Given the language $$L = \{ a^p \mid p\, \text{IS NOT prime} \}$$ is $L$ Context free? If not, prove that it's not.

May I have some suggestions on how to use the pumping lemma to prove this, please?

Thanks.

3

There are 3 best solutions below

0
On

I don't know if you were asked to use necessarily the pumping lemma in order to solve the problem, but in this case of language, it is much easier to use Parikh's theorem.

The alphabet of the language is $\Sigma=\{a\}$. So, for every word $w$, Parikh's vector is $P(w)=|w|_{a}$ (which is the number of occurences of $a$ in $w$). Then, the set of Parikh's vectors for language $L$ of the exercise is the set of divisible numbers. $$S=\{P(w):w\in L\}=\{|a^p|: p~\text{not prime}\}=\{p:p~\text{not prime}\}$$

It is easy to show that this set is not semi-linear, since no finite union of linear sets can result to $S$. If there was such a union, a divisible number would be missing, leading to contradiction.

0
On

The pumping lemma can be used to solve this problem.

We need to show: for all claimed pumping lengths $p\in\mathbb{N}$, there is some string $s$ of length $\ge p$ that cannot be split into the shape $s=uvwxy, |vx|\ge 1, |vwx|\le p$ such that $\forall n\in\mathbb{N}: uv^nwx^ny\in L$.

Fix a "pumping length" $p$. Let $q$ be the least composite number that has no prime factor $\le p$ (it's worth saying that such a composite number exists: you could take $r$ to be the least prime $> p$ and then $r^2$ has no prime factor $\le p$, so $q\le r^2$ exists).

Take the string $s=a^q$. No matter what split $s=uvwxy$ occurs, observe that $uv^nwx^ny=a^{q+(n-1)|vx|}$ i.e. repeating $v,x$ will just correspond to adding $|vx|$-many characters $a$. Let $m:=|vx|$. As $a^q\in L$, we need to show that some string $a^{q+(n-1)m}$ is not in $L$.

So, our proof is complete if we can show that, in general, a sequence $q,q+m,q+2m,q+3m,\dots$ (for $q$ prime, $1\le p<q$) must contain a prime number in it.

Dirichlet's theorem gives that every arithmetic sequence contains infinitely many primes if the first term and common difference are coprime. We chose $q$ to have no prime factors $\le p$, and $m\le |vwx|\le p$, so $q,m$ are coprime.

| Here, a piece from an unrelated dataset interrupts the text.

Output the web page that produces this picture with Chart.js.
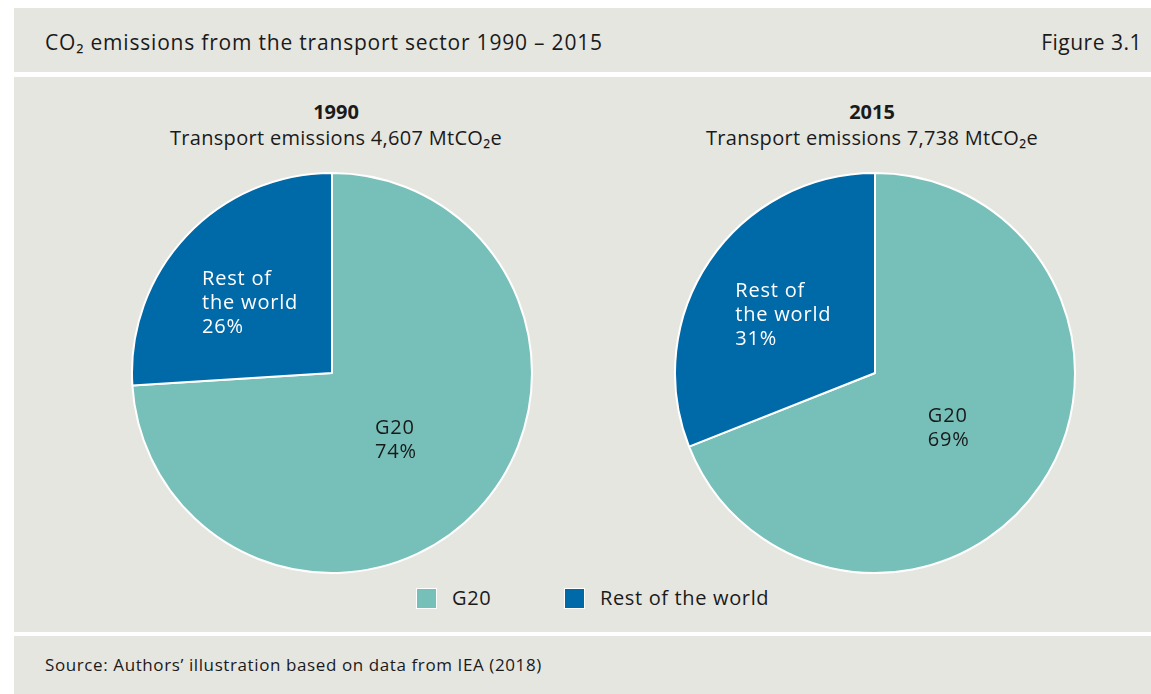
<!DOCTYPE html>
<html>
<head>
<meta charset="utf-8">
<script src="https://cdn.jsdelivr.net/npm/chart.js@4.4.0/dist/chart.umd.min.js"></script>
<style>
  html, body { margin: 0; padding: 0; background: #ffffff; width: 1151px; height: 694px; overflow: hidden; }
  body { font-family: "Open Sans", "Noto Sans", sans-serif; color: #1a1a1a; position: relative; }
  .panel { position: absolute; left: 14px; right: 0; background: #e6e6e1; }
  #hdr { top: 8px; height: 64px; }
  #main { top: 77px; height: 555px; }
  #ftr { top: 636px; height: 58px; }
  #title { position: absolute; left: 45px; top: 28px; font-size: 21px; line-height: 28px; letter-spacing: 0.8px; }
  #fig { position: absolute; right: 9px; top: 28px; font-size: 21px; line-height: 28px; letter-spacing: 0.5px; }
  .ptitle { position: absolute; width: 500px; text-align: center; font-size: 20px; line-height: 26px; letter-spacing: 0.3px; }
  .ptitle b { font-weight: 700; letter-spacing: 0; }
  .pie { position: absolute; width: 402px; height: 402px; }
  #legend { position: absolute; top: 586px; left: 0; width: 1151px; height: 26px; }
  .lg { position: absolute; display: flex; align-items: center; font-size: 20px; line-height: 24px; letter-spacing: 0.65px; }
  .sw { width: 19px; height: 19px; border: 1px solid #fff; margin-right: 15px; }
  #src { position: absolute; left: 45px; top: 653px; font-size: 17px; line-height: 24px; letter-spacing: 0.6px; }
</style>
</head>
<body>
<div class="panel" id="hdr"></div>
<div class="panel" id="main"></div>
<div class="panel" id="ftr"></div>
<div id="title">CO₂ emissions from the transport sector 1990 – 2015</div>
<div id="fig">Figure 3.1</div>
<div class="ptitle" style="left:86px; top:99px;"><b>1990</b><br>Transport emissions 4,607 MtCO₂e</div>
<div class="ptitle" style="left:622px; top:99px;"><b>2015</b><br>Transport emissions 7,738 MtCO₂e</div>
<div class="pie" style="left:131px; top:172px;"><canvas id="c1" width="402" height="402"></canvas></div>
<div class="pie" style="left:674px; top:172px;"><canvas id="c2" width="402" height="402"></canvas></div>
<div id="legend"></div>
<div id="src">Source: Authors’ illustration based on data from IEA (2018)</div>
<script>
// ---- data ----
const categories = ['G20', 'Rest of the world'];
const sliceLabelLines = [['G20'], ['Rest of', 'the world']];
const values1990 = [74, 26];
const values2015 = [69, 31];
const colors = ['#76c0b9', '#0069a8'];
const labelColors = ['#1a1a1a', '#ffffff'];

const sliceLabels = {
  id: 'sliceLabels',
  afterDatasetsDraw(chart) {
    const ctx = chart.ctx;
    const meta = chart.getDatasetMeta(0);
    const ds = chart.data.datasets[0];
    ctx.save();
    ctx.font = '20px "Open Sans", "Noto Sans", sans-serif';
    if ('letterSpacing' in ctx) ctx.letterSpacing = '0.8px';
    ctx.textBaseline = 'middle';
    ctx.textAlign = 'left';
    meta.data.forEach((arc, i) => {
      const lines = sliceLabelLines[i].concat([ds.data[i] + '%']);
      const mid = (arc.startAngle + arc.endAngle) / 2;
      const r = arc.outerRadius * 0.5;
      const cx = arc.x + Math.cos(mid) * r - 9;
      const cy = arc.y + Math.sin(mid) * r - 1;
      const w = Math.max(...lines.map(l => ctx.measureText(l).width));
      const lh = 24;
      const top = cy - (lines.length - 1) * lh / 2;
      ctx.fillStyle = labelColors[i];
      lines.forEach((l, k) => ctx.fillText(l, cx - w / 2, top + k * lh));
    });
    ctx.restore();
  }
};

function makePie(id, values) {
  return new Chart(document.getElementById(id), {
    type: 'pie',
    data: {
      labels: categories,
      datasets: [{
        data: values,
        backgroundColor: colors,
        borderColor: '#ffffff',
        borderWidth: 2
      }]
    },
    options: {
      responsive: false,
      animation: false,
      layout: { padding: 0 },
      plugins: { legend: { display: false }, tooltip: { enabled: false } }
    },
    plugins: [sliceLabels]
  });
}
makePie('c1', values1990);
makePie('c2', values2015);

// legend
const legend = document.getElementById('legend');
const legendX = [416, 564];
categories.forEach((c, i) => {
  const d = document.createElement('div');
  d.className = 'lg';
  d.style.left = legendX[i] + 'px';
  d.innerHTML = '<div class="sw" style="background:' + colors[i] + '"></div><span>' + c + '</span>';
  legend.appendChild(d);
});
</script>
</body>
</html>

Hence, $L$ is not context-free.


Just for interest, that $\bar{L}$ is also not context-free would require a similar statement, that a (slightly constrained) arithmetic sequence contains at least one non-prime, and in fact this and a much stronger statement is also true, due to a different theorem sometimes also called "Dirichlet's theorem".

0
On

Here is another proof:

  • $\{a^p\mid p\in \mathbb{P}\}$ is not a context-free language. This can be proven using the pumping lemma, but the proof is easier than for $\{a^n\mid n\notin\mathbb{P}\}$. Basically, if $u = a^p = vwxyz$ is a decomposition, then $vw^{p+1}xy^{p+1}z = a^{p+p|wy|}$ and $p(1 +|wy|)$ is not prime.
  • Context-free languages over unary alphabet are regular (this is another application of Parikh's theorem, but see here for another proof).
  • Regular languages are closed under complement.

Therefore, if $L = \{a^n\mid n\notin \mathbb{P}\}$ is context-free, then it is regular, and so is its complement $\{a^p\mid p\in \mathbb{P}\}$, but this is a contradiction.